Anfrage: Rassistische und volksverhetzende Äußerungen sowie Drohungen bei der Sitzung des Stadtbezirksbeirat West

Anfrage zur Beantwortung in der Ratsversammlung am 25. Juni 2025

Link zur Anfrage im Ratsinformationssystem

Bei der Sitzung des Stadtbezirksbeirat West am Montag, den 05.05.2025 kam es bei der Vorstellung der geplanten Gemeinschaftsunterkünfte in der Grünauer Allee 84 und Plovdiver Straße 52 zu tumultartigen Szenen. Anwesende berichten von offen zur Schau getragenem Hass in Form von rassistischen Äußerungen sowie einer aggressiven Stimmung aus den Reihen der Besucher*innen. Es wurden Parolen wie „Ausländer raus“ und „Venezolaner raus“ gebrüllt.

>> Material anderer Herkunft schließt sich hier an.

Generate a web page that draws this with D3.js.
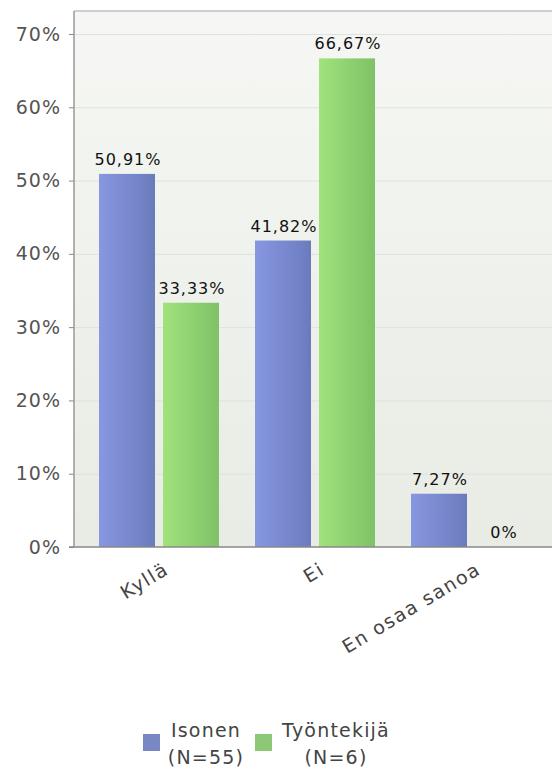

Mitglieder des Stadtbezirksbeirats wurden zudem physisch bedrängt mit dem Ziel der Einschüchterung, es wurden Drohungen wie „wir werden dich jagen“ oder „wir werden Sie finden!“ ausgesprochen. Auch wurde von Teilnehmenden von einer der SBB Mitglieder die Adresse verlangt.

Vor diesem Hintergrund fragen wir:

  1. Wie schätzt die Verwaltung die Geschehnisse der Sitzung des Stadtbezirksbeirats West am 05.05.2025 ein?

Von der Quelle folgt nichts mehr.